In the U.S. (as well as most Common Law jurisdictions the world over) there is no "Duty To Rescue" that is universal to all cases. Such a duty only arises under certain conditions specific to the nature of the incident and include:
When the person creates a hazardous situation (I.E. In a car accident, regardless of fault, both drivers have a duty to rescue.).
Parents, Legal Gaurdians, and in loco parentis of minor children.
Common Carriers to patrons (Such as Captain Sully walking the plane back and forth looking for any passengers who had not evacuated before he left during the Miracle on the Hudson)
Employers towards Employees
Real Property Owners to Invited Guests and Social visits. In some jurisdictions this is extended to trespassers, though in the U.S. this is not a hard rule.
In 10 states, one has a duty to notify law enforcement when encountering a stranger in need of rescue assistance (not including the aforementioned Minnesota, the other nine are: CA, FL, HI, Mass, OH, RI, VT, WA, WI).
In all cases, duty to rescue does not apply if in the course of the rescue the rescuer is exposing themselves to danger (So if Hitler was in pool and being electrocuted by a downed electric wire the Life Guard could refuse to rescue because jumping into water that is conducting an electrical current is a risk to the Guard, even though he would have a Duty to Rescue as he is a Common Carrier and Hitler is his patron.). It would be wrong if Hitler was refused rescue from a different situation because the Life Guard was Jewish.

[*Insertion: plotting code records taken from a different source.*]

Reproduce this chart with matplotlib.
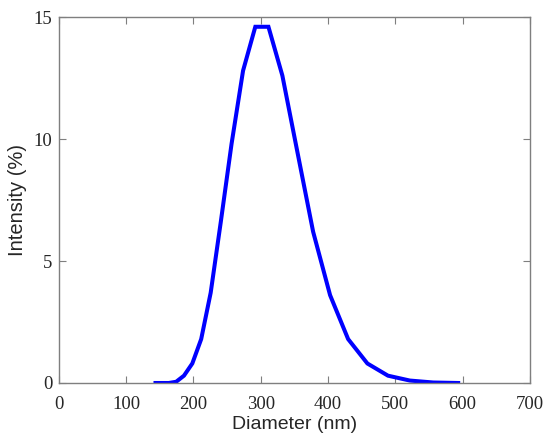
import matplotlib
matplotlib.use("Agg")
import matplotlib.pyplot as plt

# DLS size distribution
diameter = [143.6, 153.2, 163.4, 174.3, 185.9, 198.3, 211.5, 225.6, 240.6, 256.6,
            273.7, 291.9, 311.4, 332.1, 354.2, 377.8, 403.0, 429.8, 458.4, 489.0,
            521.5, 556.3, 593.3]
intensity = [0.0, 0.0, 0.0, 0.05, 0.3, 0.8, 1.8, 3.7, 6.6, 9.8,
             12.8, 14.6, 14.6, 12.6, 9.5, 6.2, 3.6, 1.8, 0.8, 0.3,
             0.1, 0.02, 0.0]

x_ticks = [0, 100, 200, 300, 400, 500, 600, 700]
y_ticks = [0, 5, 10, 15]

fig = plt.figure(figsize=(5.5, 4.42), dpi=100)
ax = fig.add_axes([0.107, 0.1335, 0.8566, 0.828])

ax.plot(diameter, intensity, color="#0000ff", linewidth=2.9, solid_joinstyle="miter")

ax.set_xlim(0, 700)
ax.set_ylim(0, 15)
ax.set_xticks(x_ticks)
ax.set_yticks(y_ticks)

for s in ax.spines.values():
    s.set_color("#7f7f7f")
    s.set_linewidth(1.0)

ax.tick_params(direction="in", length=5, width=0.8, color="#7f7f7f",
               top=True, right=True, labelsize=13.5)
ax.tick_params(axis="x", pad=9.5)
ax.tick_params(axis="y", pad=4.5)
for lab in ax.get_xticklabels() + ax.get_yticklabels():
    lab.set_family("Liberation Serif")
    lab.set_color("#262626")

ax.set_xlabel("Diameter (nm)", family="Liberation Sans", fontsize=14, color="#262626", labelpad=2)
ax.set_ylabel("Intensity (%)", family="Liberation Sans", fontsize=14.5, color="#262626", labelpad=5)

fig.savefig("out.png", dpi=100)
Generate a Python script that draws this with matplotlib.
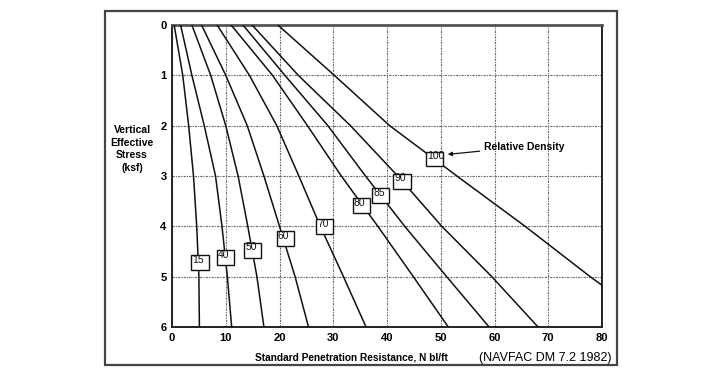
import matplotlib
matplotlib.use("Agg")
import matplotlib.pyplot as plt
from matplotlib.patches import Rectangle

plt.rcParams["font.family"] = ["Liberation Sans", "DejaVu Sans"]

# Relative density curves: N (blows/ft) read at vertical effective stress (ksf)
stress = [0, 1, 2, 3, 4, 5, 6]
n_15 = [0.4, 2.0, 3.1, 4.0, 4.6, 5.0, 5.1]
n_40 = [1.6, 3.7, 6.0, 8.1, 9.3, 10.3, 11.1]
n_50 = [3.7, 7.2, 10.0, 12.3, 14.1, 15.8, 17.1]
n_60 = [5.5, 10.0, 14.0, 17.1, 20.0, 22.9, 25.4]
n_70 = [8.4, 14.4, 19.5, 23.6, 27.6, 31.9, 36.1]
n_80 = [11.0, 18.7, 25.2, 31.5, 38.3, 44.9, 51.4]
n_85 = [13.2, 21.0, 29.0, 36.0, 43.3, 51.1, 59.0]
n_90 = [14.9, 23.5, 33.2, 42.0, 50.2, 59.5, 68.1]
stress_100 = [0, 1, 2, 3, 4, 5, 5.17]
n_100 = [19.7, 30.2, 40.5, 53.0, 65.7, 77.8, 80.0]

density_labels = ["15", "40", "50", "60", "70", "80", "85", "90", "100"]
curves = [n_15, n_40, n_50, n_60, n_70, n_80, n_85, n_90, n_100]
curve_stress = [stress] * 8 + [stress_100]

# label box positions (N left, stress top)
box_n = [3.6, 8.4, 13.4, 19.5, 26.8, 33.6, 37.2, 41.2, 47.2]
box_s = [4.57, 4.48, 4.33, 4.10, 3.86, 3.44, 3.24, 2.96, 2.52]

x_ticks = [0, 10, 20, 30, 40, 50, 60, 70, 80]
y_ticks = [0, 1, 2, 3, 4, 5, 6]

W, H = 722, 378
fig = plt.figure(figsize=(W / 100, H / 100), dpi=100)
ax = fig.add_axes([172 / W, 1 - 327 / H, 430 / W, 302 / H])

# outer frame
fig.patches.append(
    Rectangle((105 / W, 1 - 365 / H), 512 / W, 354 / H, transform=fig.transFigure,
              fill=False, edgecolor="#444444", linewidth=1.6)
)

for n_vals, s_vals in zip(curves, curve_stress):
    ax.plot(n_vals, s_vals, color="#111111", linewidth=1.1, zorder=3)

bw, bh = 3.2, 0.29
for lab, bx, by in zip(density_labels, box_n, box_s):
    ax.add_patch(Rectangle((bx, by), bw, bh, facecolor="white", edgecolor="#111111",
                           linewidth=1.0, zorder=4))
    ax.text(bx + 0.2, by - 0.01, lab, fontsize=7.5, va="top", ha="left",
            color="#111111", zorder=5)

ax.annotate("Relative Density", xy=(51.3, 2.57), xytext=(58.0, 2.42),
            fontsize=7.5, fontweight="bold", va="center", ha="left",
            arrowprops=dict(arrowstyle="-|>", color="#111111", lw=0.9,
                            mutation_scale=6, shrinkA=1, shrinkB=0))

ax.set_xlim(0, 80)
ax.set_ylim(6, 0)
ax.set_xticks(x_ticks)
ax.set_yticks(y_ticks)
ax.tick_params(length=0, labelsize=8, pad=4)
for t in ax.get_xticklabels() + ax.get_yticklabels():
    t.set_fontweight("bold")
ax.grid(True, color="#666666", linestyle=(0, (2, 1, 1, 1)), linewidth=0.8)
ax.set_axisbelow(True)
for sp in ax.spines.values():
    sp.set_color("#222222")
    sp.set_linewidth(1.4)
ax.spines["top"].set_color("#555555")
ax.spines["top"].set_linewidth(2.0)

fig.text(132 / W, 1 - 149 / H, "Vertical\nEffective\nStress\n(ksf)", ha="center",
         va="center", fontsize=7.5, fontweight="bold", linespacing=1.3)
fig.text(351 / W, 1 - 358 / H, "Standard Penetration Resistance, N bl/ft",
         ha="center", va="center", fontsize=7.3, fontweight="bold")
fig.text(545 / W, 1 - 358 / H, "(NAVFAC DM 7.2 1982)", ha="center", va="center",
         fontsize=9)

fig.savefig("out.png", dpi=100)
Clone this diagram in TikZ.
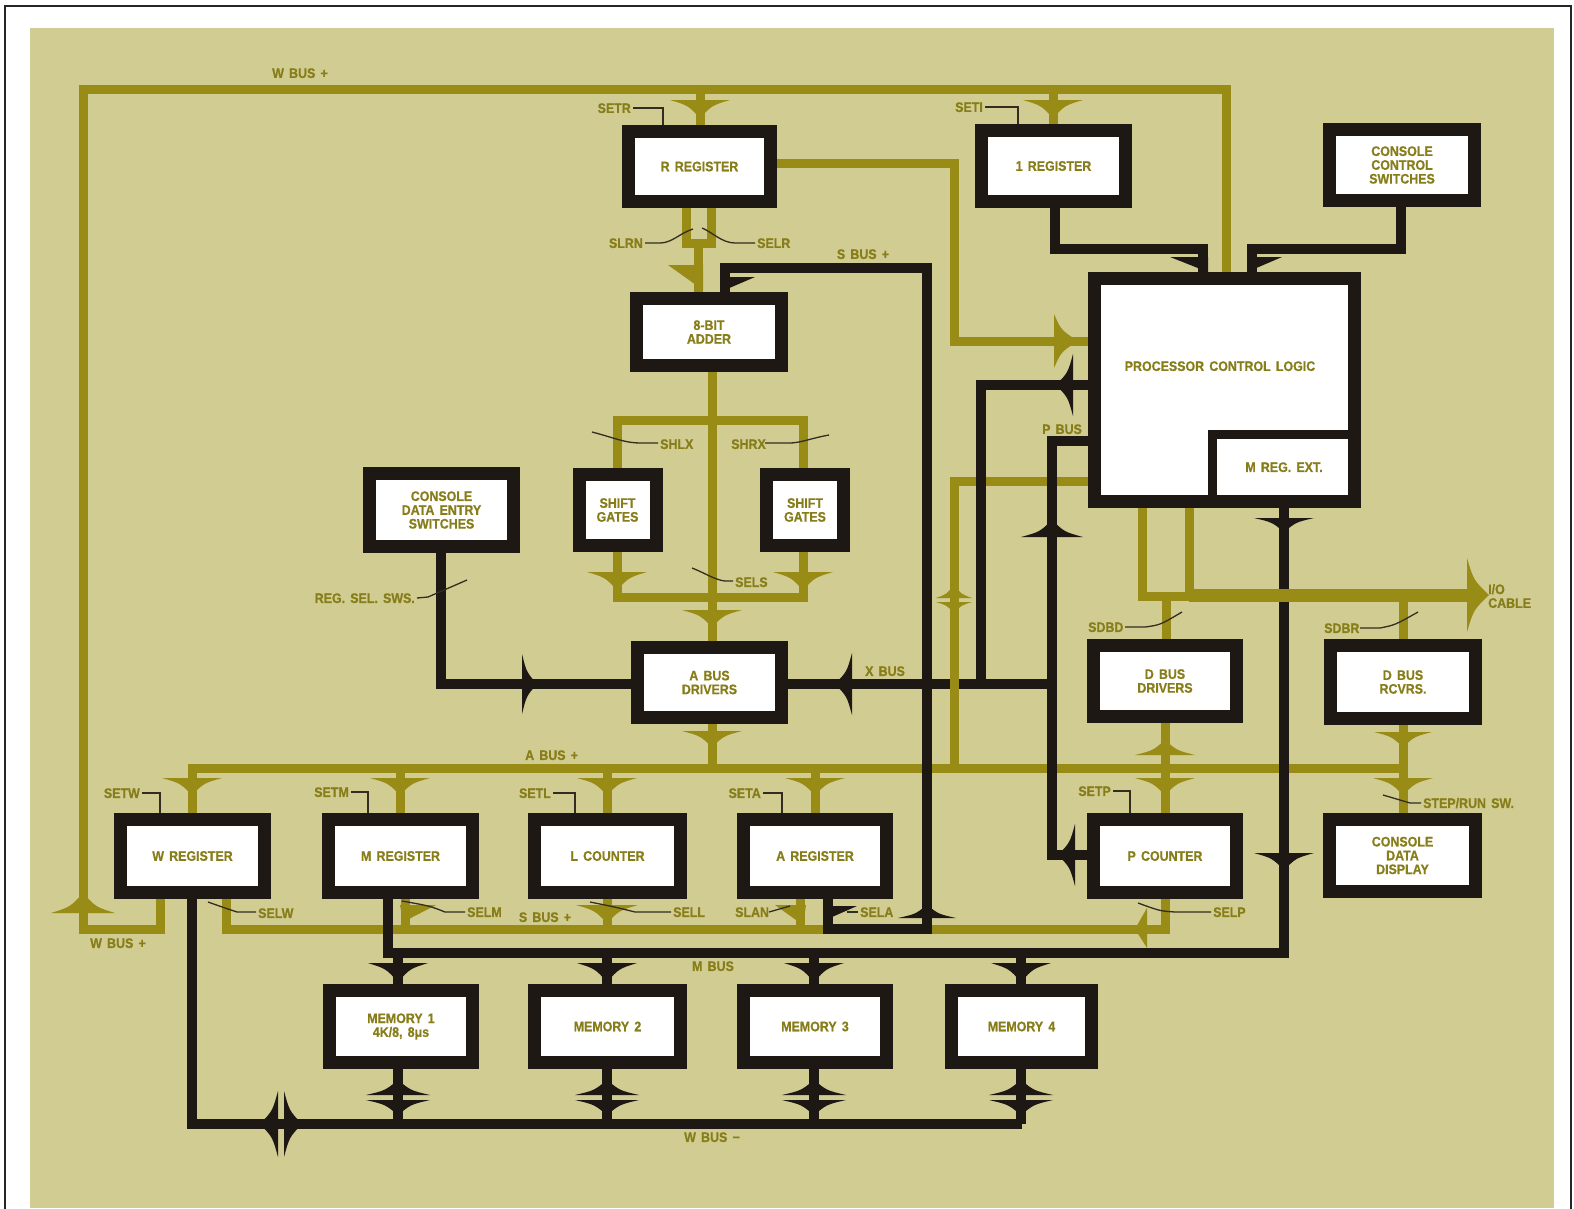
\documentclass[tikz,border=0pt]{standalone}
\usepackage{fontspec}
\setmainfont{Liberation Sans}[FakeStretch=0.9,WordSpace=1.5,FakeBold=0.6]
\definecolor{bgk}{RGB}{209,204,146}
\definecolor{olv}{RGB}{152,140,22}
\definecolor{txt}{RGB}{135,125,25}
\definecolor{blk}{RGB}{30,24,20}
\definecolor{thn}{RGB}{50,45,30}
\newcommand\lf{\bfseries\fontsize{13.8}{13.8}\selectfont}
% arrowheads: colour, x, y (tip), half width, length
\newcommand\adown[5]{\fill[#1] (#2-#4,#3-#5) .. controls (#2-0.4*#4,#3-0.7*#5) .. (#2,#3) .. controls (#2+0.4*#4,#3-0.7*#5) .. (#2+#4,#3-#5) -- cycle;}
\newcommand\aup[5]{\fill[#1] (#2-#4,#3+#5) .. controls (#2-0.4*#4,#3+0.7*#5) .. (#2,#3) .. controls (#2+0.4*#4,#3+0.7*#5) .. (#2+#4,#3+#5) -- cycle;}
\newcommand\aright[5]{\fill[#1] (#2-#5,#3-#4) .. controls (#2-0.7*#5,#3-0.4*#4) .. (#2,#3) .. controls (#2-0.7*#5,#3+0.4*#4) .. (#2-#5,#3+#4) -- cycle;}
\newcommand\aleft[5]{\fill[#1] (#2+#5,#3-#4) .. controls (#2+0.7*#5,#3-0.4*#4) .. (#2,#3) .. controls (#2+0.7*#5,#3+0.4*#4) .. (#2+#5,#3+#4) -- cycle;}
\tikzset{
  ob/.style={draw=olv, line width=9pt, line join=miter},
  bb/.style={draw=blk, line width=10pt, line join=miter},
  tl/.style={draw=thn, line width=1.3pt},
  lab/.style={text=txt, font=\lf, inner sep=0pt, text height=9.9pt, text depth=0pt},
  blkbox/.style={draw=blk, line width=13pt, fill=white, text=txt, font=\lf, align=center, inner sep=0pt},
}
\begin{document}
\begin{tikzpicture}[x=1pt,y=-1pt]
\useasboundingbox (0,0) rectangle (1574,1208);
\fill[white] (0,0) rectangle (1574,1208);
\draw[line width=1.6pt, black!85] (5,1230) -- (5,6) -- (1571,6) -- (1571,1230);
\fill[bgk] (30,28) rectangle (1554,1208);

% ---------------- olive buses
\draw[ob] (160,899) -- (160,929) -- (83,929) -- (83,89) -- (1226,89) -- (1226,272);
\draw[ob] (700,89) -- (700,125);
\draw[ob] (1053,89) -- (1053,124);
\draw[ob] (777,163) -- (954,163) -- (954,341) -- (1088,341);
\draw[ob] (686,208) -- (686,243) -- (711,243) -- (711,208);
\draw[ob] (698,243) -- (698,292);
\draw[ob] (712,372) -- (712,641);
\draw[ob] (617,420) rectangle (803,597);
\draw[ob] (712,724) -- (712,768);
\draw[ob] (192,813) -- (192,768) -- (1403,768);
\foreach \x in {400,607,815} \draw[ob] (\x,768) -- (\x,813);
\draw[ob] (1165,723) -- (1165,813);
\draw[ob] (1403,725) -- (1403,813);
\draw[ob] (1088,481) -- (954,481) -- (954,768);
\draw[ob] (1142,508) -- (1142,596) -- (1189,596);
\draw[ob] (1189,508) -- (1189,596);
\draw[ob] (1166,596) -- (1166,639);
\draw[ob] (1403,596) -- (1403,639);
\draw[ob] (226,899) -- (226,929) -- (1165,929) -- (1165,899);
\foreach \x in {405,607,800} \draw[ob] (\x,899) -- (\x,929);

% ---------------- black buses
\draw[bb] (1055,208) -- (1055,249) -- (1203,249) -- (1203,272);
\draw[bb] (1401,207) -- (1401,249) -- (1252,249) -- (1252,272);
\draw[bb] (828,899) -- (828,929) -- (927,929) -- (927,268) -- (725,268) -- (725,292);
\draw[bb] (1088,385) -- (981,385) -- (981,684);
\draw[bb] (1052,684) -- (788,684);
\draw[bb] (1087,855) -- (1052,855) -- (1052,441) -- (1088,441);
\draw[bb] (441,553) -- (441,684) -- (631,684);
\draw[bb] (1284,508) -- (1284,953) -- (388,953) -- (388,899);
\foreach \x in {398,607,814,1021} \draw[bb] (\x,953) -- (\x,984);
\draw[bb] (192,899) -- (192,1124) -- (1022,1124);
\foreach \x in {398,607,814} \draw[bb] (\x,1069) -- (\x,1124);
\draw[bb] (1021,1069) -- (1021,1124);
\draw[ob] (954,675) -- (954,693);
\draw[olv, line width=13pt] (1189,595) -- (1470,595);

% ---------------- arrowheads
\adown{olv}{700}{118}{30}{18}
\adown{olv}{1053}{118}{30}{18}
\aup{olv}{83}{893}{32}{20}
\aright{olv}{1078}{341}{27}{24}
\fill[olv] (668,265) -- (703,265) -- (703,290) -- cycle;
\fill[blk] (720,277) -- (755,277) -- (720,292) -- cycle;
\adown{olv}{617}{590}{30}{18}
\adown{olv}{803}{590}{30}{18}
\adown{olv}{712}{627}{30}{17}
\adown{olv}{712}{747}{30}{16}
\foreach \x in {192,400,607,815,1165,1403} {\adown{olv}{\x}{795}{30}{17}}
\aup{olv}{1165}{740}{30}{15}
\adown{olv}{1403}{747}{29}{15}
\aup{olv}{954}{585}{18}{13}
\adown{olv}{954}{613}{18}{11}
\aright{olv}{1489}{595}{37}{22}
\adown{olv}{607}{923}{31}{18}
\fill[olv] (400,905) -- (436,905) -- (403,922) -- cycle;
\fill[olv] (775,905) -- (806,905) -- (803,925) -- cycle;
\fill[olv] (1147,908) -- (1147,948) -- (1135,929) -- cycle;
\fill[blk] (1170,257) -- (1208,257) -- (1208,272) -- cycle;
\fill[blk] (1247,257) -- (1282,257) -- (1247,272) -- cycle;
\fill[blk] (823,906) -- (857,906) -- (823,921) -- cycle;
\adown{blk}{1284}{532}{30}{14}
\adown{blk}{1284}{870}{30}{17}
\aup{blk}{1052}{520}{31}{17}
\aleft{blk}{1056}{385}{31}{17}
\aleft{blk}{835}{684}{31}{17}
\aright{blk}{537}{684}{30}{15}
\aleft{blk}{1058}{855}{31}{17}
\aup{blk}{927}{905}{29}{13}
\foreach \x in {398,607,814,1021} {\adown{blk}{\x}{982}{30}{19}\aup{blk}{\x}{1080}{32}{15}\adown{blk}{\x}{1115}{32}{15}}
\aleft{blk}{260}{1124}{33}{18}
\aright{blk}{302}{1124}{33}{18}

% ---------------- boxes
\node[blkbox, minimum width=142, minimum height=70] (rreg) at (699.5,166.5) {R REGISTER};
\node[blkbox, minimum width=144, minimum height=71] (ireg) at (1053.5,166) {1 REGISTER};
\node[blkbox, minimum width=145, minimum height=71] (ccs) at (1402,165) {CONSOLE\\CONTROL\\SWITCHES};
\node[blkbox, minimum width=145, minimum height=67] (adder) at (709,332) {8-BIT\\ADDER};
\node[blkbox, minimum width=260, minimum height=223] (pcl) at (1224.5,390) {};
\node[lab] (pcltext) at (1220,366) {PROCESSOR CONTROL LOGIC};
\draw[blk, line width=9pt, line join=miter] (1212.5,508) -- (1212.5,434.5) -- (1361,434.5);
\node[lab] (mrx) at (1284,467) {M REG. EXT.};
\node[blkbox, minimum width=77, minimum height=71] (shl) at (617.5,510) {SHIFT\\GATES};
\node[blkbox, minimum width=77, minimum height=71] (shr) at (805,510) {SHIFT\\GATES};
\node[blkbox, minimum width=144, minimum height=73] (cdes) at (441.5,510) {CONSOLE\\DATA ENTRY\\SWITCHES};
\node[blkbox, minimum width=144, minimum height=70] (abd) at (709.5,682.5) {A BUS\\DRIVERS};
\node[blkbox, minimum width=143, minimum height=71] (dbd) at (1165,681) {D BUS\\DRIVERS};
\node[blkbox, minimum width=145, minimum height=73] (dbr) at (1403,682) {D BUS\\RCVRS.};
\node[blkbox, minimum width=144, minimum height=73] (wreg) at (192.5,856) {W REGISTER};
\node[blkbox, minimum width=144, minimum height=73] (mreg) at (400.5,856) {M REGISTER};
\node[blkbox, minimum width=146, minimum height=73] (lctr) at (607.5,856) {L COUNTER};
\node[blkbox, minimum width=143, minimum height=73] (areg) at (815,856) {A REGISTER};
\node[blkbox, minimum width=143, minimum height=73] (pctr) at (1165,856) {P COUNTER};
\node[blkbox, minimum width=146, minimum height=72] (cdd) at (1402.5,855.5) {CONSOLE\\DATA\\DISPLAY};
\node[blkbox, minimum width=143, minimum height=72] (mem1) at (401,1026.5) {MEMORY 1\\4K/8, 8μs};
\node[blkbox, minimum width=146, minimum height=72] (mem2) at (607.5,1026.5) {MEMORY 2};
\node[blkbox, minimum width=143, minimum height=72] (mem3) at (815,1026.5) {MEMORY 3};
\node[blkbox, minimum width=140, minimum height=72] (mem4) at (1021.5,1026.5) {MEMORY 4};

% ---------------- thin leader lines
\draw[tl] (633,108) -- (663,108) -- (663,125);
\draw[tl] (985,107) -- (1018,107) -- (1018,124);
\draw[tl] (645,243) -- (660,243) .. controls (672,243) and (680,233) .. (693,229);
\draw[tl] (755,243) -- (735,243) .. controls (722,243) and (712,232) .. (702,228);
\draw[tl] (592,432) .. controls (615,438) and (625,443) .. (640,443) -- (658,443);
\draw[tl] (765,443) -- (790,443) .. controls (800,443) and (812,438) .. (829,435);
\draw[tl] (692,568) .. controls (705,573) and (715,580) .. (725,581) -- (733,581);
\draw[tl] (417,598) -- (428,597) -- (467,580);
\draw[tl] (142,793) -- (160,793) -- (160,813);
\draw[tl] (351,792) -- (368,792) -- (368,813);
\draw[tl] (553,793) -- (575,793) -- (575,813);
\draw[tl] (763,793) -- (782,793) -- (782,813);
\draw[tl] (1113,791) -- (1130,791) -- (1130,813);
\draw[tl] (1383,795) .. controls (1400,800) .. (1410,803) -- (1421,803);
\draw[tl] (208,902) .. controls (225,908) .. (237,912) -- (256,912);
\draw[tl] (402,901) .. controls (430,906) .. (445,912) -- (465,912);
\draw[tl] (590,902) .. controls (615,907) .. (635,912) -- (671,912);
\draw[tl] (769,912) -- (790,906);
\draw[tl] (847,912) -- (858,912);
\draw[tl] (1138,903) .. controls (1160,911) .. (1175,912) -- (1211,912);
\draw[tl] (1125,627) -- (1145,627) .. controls (1160,625) .. (1182,612);
\draw[tl] (1360,628) -- (1380,628) .. controls (1395,625) .. (1418,612);

% ---------------- labels
\node[lab] (l1) at (300,73) {W BUS +};
\node[lab] (l2) at (118,943) {W BUS +};
\node[lab, anchor=east] (l3) at (631,108) {SETR};
\node[lab, anchor=east] (l4) at (983,107) {SETI};
\node[lab, anchor=east] (l5) at (643,243) {SLRN};
\node[lab, anchor=west] (l6) at (757,243) {SELR};
\node[lab] (l7) at (863,254) {S BUS +};
\node[lab, anchor=west] (l8) at (660,444) {SHLX};
\node[lab, anchor=east] (l9) at (766,444) {SHRX};
\node[lab, anchor=west] (l10) at (735,582) {SELS};
\node[lab, anchor=east] (l11) at (415,598) {REG. SEL. SWS.};
\node[lab, anchor=west] (l12) at (865,671) {X BUS};
\node[lab, anchor=west] (l13) at (1042,429) {P BUS};
\node[lab, anchor=west] (l14) at (1088,627) {SDBD};
\node[lab, anchor=west] (l15) at (1324,628) {SDBR};
\node[text=txt, font=\lf, inner sep=0pt, align=left, anchor=west] (l16) at (1488,596) {I/O\\CABLE};
\node[lab, anchor=west] (l17) at (525,755) {A BUS +};
\node[lab, anchor=east] (l18) at (140,793) {SETW};
\node[lab, anchor=east] (l19) at (349,792) {SETM};
\node[lab, anchor=east] (l20) at (551,793) {SETL};
\node[lab, anchor=east] (l21) at (761,793) {SETA};
\node[lab, anchor=east] (l22) at (1111,791) {SETP};
\node[lab, anchor=west] (l23) at (1423,803) {STEP/RUN SW.};
\node[lab, anchor=west] (l24) at (258,913) {SELW};
\node[lab, anchor=west] (l25) at (467,912) {SELM};
\node[lab] (l26) at (545,917) {S BUS +};
\node[lab, anchor=west] (l27) at (673,912) {SELL};
\node[lab, anchor=west] (l28) at (735,912) {SLAN};
\node[lab, anchor=west] (l29) at (860,912) {SELA};
\node[lab, anchor=west] (l30) at (1213,912) {SELP};
\node[lab] (l31) at (713,966) {M BUS};
\node[lab] (l32) at (712,1137) {W BUS −};
\end{tikzpicture}
\end{document}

In your initial scenario, Alice does not have a Duty to Rescue Hitler from the outset, however, there is a scenario where Alice's Duty to Rescue could change. Depending on what methods she uses to convince Bob that Hitler should not be saved, she might be introducing a hazard into the situation if she impedes Bob from an initial reaction to rescue Hitler (I just want to point out that this is one of the most unusual out of context sentences I've written on this site.). It would matter how committed Bob was to saving the life of a man he may not have known was Hitler OR if Alice took physical actions to impede Bob from his decision to rescue Hitler.
Bob would be liable if and only if, once he began to actively save Hitler's life, Alice makes an argument that convinces Bob to cease these activities under his own volition. This liability could be arguably shared with Alice, as both created a hazardous situation for Hitler (Bob by his cessation of an ongoing attempt to rescue and Alice by her argument. But For Bob's refusal to render further aide, Hitler would have lived. But for Alice's arguments to Bob to let Hitler die, Bob would have continued to save Hitler's life.). This one is a bit harder to argue, however, it is something I could see a judge considering.
With out more details into the specifics of your scenario, I cannot give you more than a speculative guess at the answer as it is presented. As such, absent this evidence, I must assume that innocence of wrong doing on the parts of both Alice and Bob unless and until these details are fleshed out.
I will however close with the caveat that in the U.S., what is legal is not always what is moral. In Hitler's Germany, what was moral was not always what was legal. However, when in the course of events, there is a rare intersection between that which is Moral and that which is Legal you will find that which we are and that which speaks loudest of all. Mercy for the devil is mercy none the less. And as one great fictional legal master noted, Mercy is twice blessed.